Since dogs think in images rather than words, they express emotions rather than thoughts. Humans do this as well, but we are also able to analyze a situation rather than simply reacting to it.

This means that a dog does not actively think about what joy means when he sees you. As Emory University researcher Dr. Gregory Berns discovered, a dog’s instincts tell him that his owner equals happiness. Barking when greeting his owner is a dog’s way of expressing feelings of joy. 


What is Your Dog Actually Thinking? 

Dogs live in the present. According to psychological experts, dogs can feel basic emotions such as love, pain, excitement, fear, anger, or satisfaction. Dogs can communicate feelings such as love to their owners or exhibit rage towards a trespasser.

 A dog’s subconscious mind prompts him to verbalize his reaction to the visual world around him by barking. Dogs also react on a gut level to hunger, their owner’s face, or a predator’s presence. 

Different types of barks mean different things

Dogs use different kinds of barks for different emotions and situations.

Psychological studies indicate that the only time that a dog may think in words is when he barks while dreaming. Your dog may also be accessing and responding to stored images. A dreaming dog might let out a sleepy woof while a quick, sharp, and high-pitched bark signal an intruder alert. Short, breathless, and eager barks demonstrate excitement. Howling can communicate pain and distress or call pack members together.

If a dog’s barking communicated their thoughts, then they would bark only in situations where someone could hear them.

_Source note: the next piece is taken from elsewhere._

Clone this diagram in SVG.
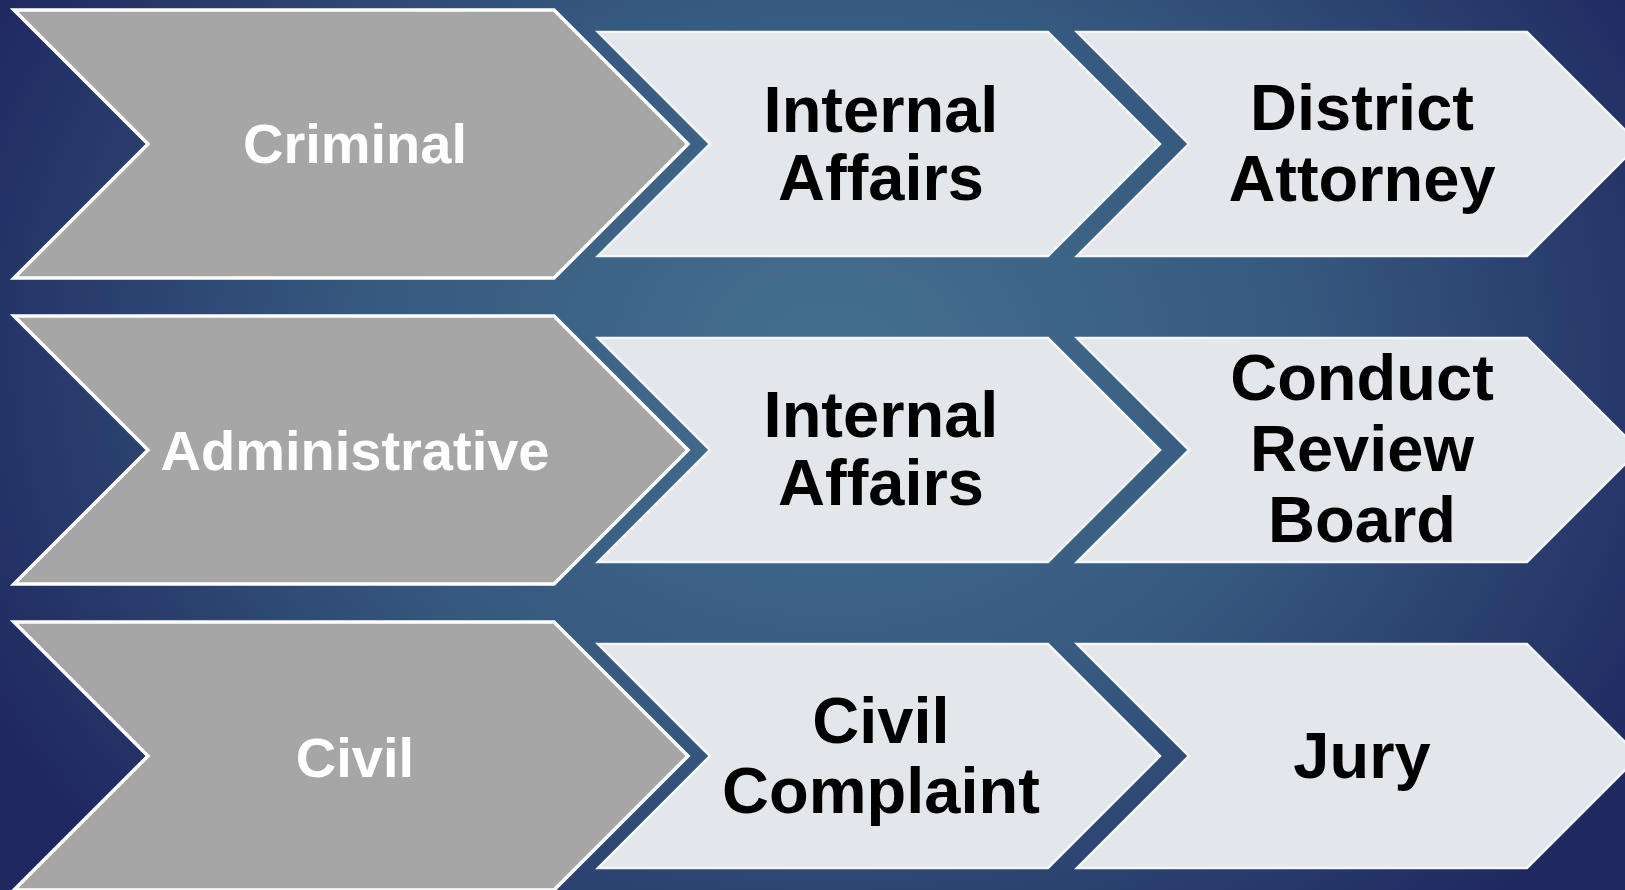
<svg xmlns="http://www.w3.org/2000/svg" width="1625" height="890" viewBox="0 0 1625 890">
  <defs>
    <radialGradient id="bg" gradientUnits="userSpaceOnUse" cx="830" cy="360" r="950" gradientTransform="translate(830 360) scale(1 0.8) translate(-830 -360)">
      <stop offset="0" stop-color="#45708f"/>
      <stop offset="0.5" stop-color="#36597f"/>
      <stop offset="1" stop-color="#1f2860"/>
    </radialGradient>
    <!-- chevron outlines, centred vertically on y=0 -->
    <polygon id="gray-chev" points="14,-134 554,-134 688,0 554,134 14,134 148,0"/>
    <polygon id="light-chev" points="0,-112 450,-112 562,0 450,112 0,112 112,0"/>
  </defs>
  <style>
    .head { fill: #a6a6a6; stroke: #ffffff; stroke-width: 3.5; stroke-linejoin: miter; }
    .step { fill: #e3e6eb; stroke: #f5f6f8; stroke-width: 2.5; stroke-linejoin: miter; }
    .hl { font-family: "Liberation Sans", Arial, sans-serif; font-weight: bold; font-size: 56px; fill: #ffffff; text-anchor: middle; }
    .sl { font-family: "Liberation Sans", Arial, sans-serif; font-weight: bold; font-size: 65px; fill: #000000; text-anchor: middle; }
  </style>

  <rect x="0" y="0" width="1625" height="890" fill="url(#bg)"/>

  <!-- Row 1: Criminal -->
  <g id="criminal" transform="translate(0 144)">
    <use href="#gray-chev" class="head"/>
    <text class="hl" x="355" y="19">Criminal</text>
  </g>
  <g id="internal-affairs-1" transform="translate(598 144)">
    <use href="#light-chev" class="step"/>
    <text class="sl" x="283" y="-12">Internal</text>
    <text class="sl" x="283" y="56">Affairs</text>
  </g>
  <g id="district-attorney" transform="translate(1077 144)">
    <use href="#light-chev" class="step"/>
    <text class="sl" x="285" y="-14">District</text>
    <text class="sl" x="285" y="57">Attorney</text>
  </g>

  <!-- Row 2: Administrative -->
  <g id="administrative" transform="translate(0 450)">
    <use href="#gray-chev" class="head"/>
    <text class="hl" x="355" y="20">Administrative</text>
  </g>
  <g id="internal-affairs-2" transform="translate(598 450)">
    <use href="#light-chev" class="step"/>
    <text class="sl" x="283" y="-13">Internal</text>
    <text class="sl" x="283" y="55">Affairs</text>
  </g>
  <g id="conduct-review-board" transform="translate(1077 450)">
    <use href="#light-chev" class="step"/>
    <text class="sl" x="285" y="-50">Conduct</text>
    <text class="sl" x="285" y="21">Review</text>
    <text class="sl" x="285" y="92">Board</text>
  </g>

  <!-- Row 3: Civil -->
  <g id="civil" transform="translate(0 756)">
    <use href="#gray-chev" class="head"/>
    <text class="hl" x="355" y="21">Civil</text>
  </g>
  <g id="civil-complaint" transform="translate(598 756)">
    <use href="#light-chev" class="step"/>
    <text class="sl" x="283" y="-13">Civil</text>
    <text class="sl" x="283" y="57">Complaint</text>
  </g>
  <g id="jury" transform="translate(1077 756)">
    <use href="#light-chev" class="step"/>
    <text class="sl" x="285" y="22">Jury</text>
  </g>
</svg>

Since dogs can bark for hours without a human in sight, this indicates that the dog is involuntarily expressing his emotional state rather than communicating a message.

 Researchers determined that dogs can regulate their barks by recording how a bark sounds different when a dog is alone than when a stranger approaches them.

Dogs may be smarter than we think 

Although dogs cannot rationalize like people or think in barks, they have the intelligence to navigate the human world at a basic level through their ability to learn words and answer commands.

In Animals in Translation, author Temple Grandon theorizes that dogs experience raw, pictorial thought, just as many humans think visually. Dogs are capable of calculating a situation, analyzing an enemy, or manipulating their owners’ emotions in adorable ways. It is possible that dogs are capable of more abstract cognitive processing than previously thought.

On a primal level, dogs and humans may not perceive the world so differently after all. Whether dogs possess a theory of mind that gives them the ability to recognize different emotions in others on more than an instinctive level is up to scientists to decide.